--- start Given information ---
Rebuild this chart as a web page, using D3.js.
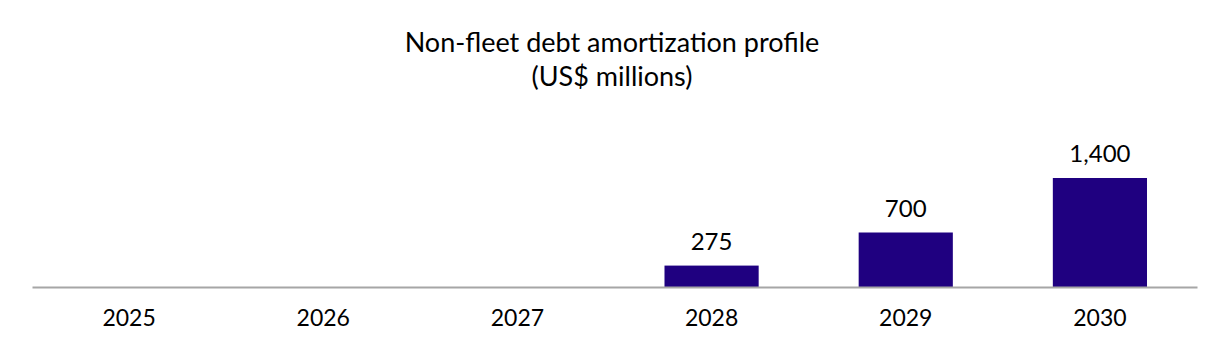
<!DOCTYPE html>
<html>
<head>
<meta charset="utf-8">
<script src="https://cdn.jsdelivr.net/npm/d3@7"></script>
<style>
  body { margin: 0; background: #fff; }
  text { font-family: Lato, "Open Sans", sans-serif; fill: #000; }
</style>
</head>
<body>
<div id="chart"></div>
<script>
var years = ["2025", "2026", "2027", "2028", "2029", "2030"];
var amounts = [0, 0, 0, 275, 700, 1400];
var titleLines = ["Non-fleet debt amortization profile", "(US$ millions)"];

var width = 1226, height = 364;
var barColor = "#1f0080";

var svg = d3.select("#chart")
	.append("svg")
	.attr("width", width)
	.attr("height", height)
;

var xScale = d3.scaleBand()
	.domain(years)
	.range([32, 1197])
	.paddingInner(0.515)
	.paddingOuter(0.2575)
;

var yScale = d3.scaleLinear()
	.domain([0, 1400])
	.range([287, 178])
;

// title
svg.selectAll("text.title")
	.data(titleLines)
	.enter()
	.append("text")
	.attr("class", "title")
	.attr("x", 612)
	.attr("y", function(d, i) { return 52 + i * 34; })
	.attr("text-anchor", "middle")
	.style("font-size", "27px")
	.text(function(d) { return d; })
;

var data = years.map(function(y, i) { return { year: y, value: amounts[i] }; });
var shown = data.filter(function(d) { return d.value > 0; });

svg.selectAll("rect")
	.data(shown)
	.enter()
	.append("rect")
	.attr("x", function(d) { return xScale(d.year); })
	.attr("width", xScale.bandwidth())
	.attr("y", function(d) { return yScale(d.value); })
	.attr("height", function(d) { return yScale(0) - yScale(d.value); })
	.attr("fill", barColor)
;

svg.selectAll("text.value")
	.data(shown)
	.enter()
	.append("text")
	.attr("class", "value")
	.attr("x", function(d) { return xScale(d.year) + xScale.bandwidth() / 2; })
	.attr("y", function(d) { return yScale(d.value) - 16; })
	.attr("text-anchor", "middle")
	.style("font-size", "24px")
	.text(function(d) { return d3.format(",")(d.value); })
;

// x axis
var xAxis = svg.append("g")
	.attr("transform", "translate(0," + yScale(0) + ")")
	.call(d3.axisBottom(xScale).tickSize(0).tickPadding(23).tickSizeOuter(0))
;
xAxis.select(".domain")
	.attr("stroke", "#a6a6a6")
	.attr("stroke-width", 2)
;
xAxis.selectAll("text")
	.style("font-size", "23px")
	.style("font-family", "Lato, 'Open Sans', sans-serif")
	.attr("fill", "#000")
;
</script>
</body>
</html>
--- end Given information ---
(Requirements)
Reproduce each line exactly as it appears, omitting the pictures.

(Full solution)
Rebuild this chart as a web page, using D3.js.
<!DOCTYPE html>
<html>
<head>
<meta charset="utf-8">
<script src="https://cdn.jsdelivr.net/npm/d3@7"></script>
<style>
  body { margin: 0; background: #fff; }
  text { font-family: Lato, "Open Sans", sans-serif; fill: #000; }
</style>
</head>
<body>
<div id="chart"></div>
<script>
var years = ["2025", "2026", "2027", "2028", "2029", "2030"];
var amounts = [0, 0, 0, 275, 700, 1400];
var titleLines = ["Non-fleet debt amortization profile", "(US$ millions)"];

var width = 1226, height = 364;
var barColor = "#1f0080";

var svg = d3.select("#chart")
	.append("svg")
	.attr("width", width)
	.attr("height", height)
;

var xScale = d3.scaleBand()
	.domain(years)
	.range([32, 1197])
	.paddingInner(0.515)
	.paddingOuter(0.2575)
;

var yScale = d3.scaleLinear()
	.domain([0, 1400])
	.range([287, 178])
;

// title
svg.selectAll("text.title")
	.data(titleLines)
	.enter()
	.append("text")
	.attr("class", "title")
	.attr("x", 612)
	.attr("y", function(d, i) { return 52 + i * 34; })
	.attr("text-anchor", "middle")
	.style("font-size", "27px")
	.text(function(d) { return d; })
;

var data = years.map(function(y, i) { return { year: y, value: amounts[i] }; });
var shown = data.filter(function(d) { return d.value > 0; });

svg.selectAll("rect")
	.data(shown)
	.enter()
	.append("rect")
	.attr("x", function(d) { return xScale(d.year); })
	.attr("width", xScale.bandwidth())
	.attr("y", function(d) { return yScale(d.value); })
	.attr("height", function(d) { return yScale(0) - yScale(d.value); })
	.attr("fill", barColor)
;

svg.selectAll("text.value")
	.data(shown)
	.enter()
	.append("text")
	.attr("class", "value")
	.attr("x", function(d) { return xScale(d.year) + xScale.bandwidth() / 2; })
	.attr("y", function(d) { return yScale(d.value) - 16; })
	.attr("text-anchor", "middle")
	.style("font-size", "24px")
	.text(function(d) { return d3.format(",")(d.value); })
;

// x axis
var xAxis = svg.append("g")
	.attr("transform", "translate(0," + yScale(0) + ")")
	.call(d3.axisBottom(xScale).tickSize(0).tickPadding(23).tickSizeOuter(0))
;
xAxis.select(".domain")
	.attr("stroke", "#a6a6a6")
	.attr("stroke-width", 2)
;
xAxis.selectAll("text")
	.style("font-size", "23px")
	.style("font-family", "Lato, 'Open Sans', sans-serif")
	.attr("fill", "#000")
;
</script>
</body>
</html>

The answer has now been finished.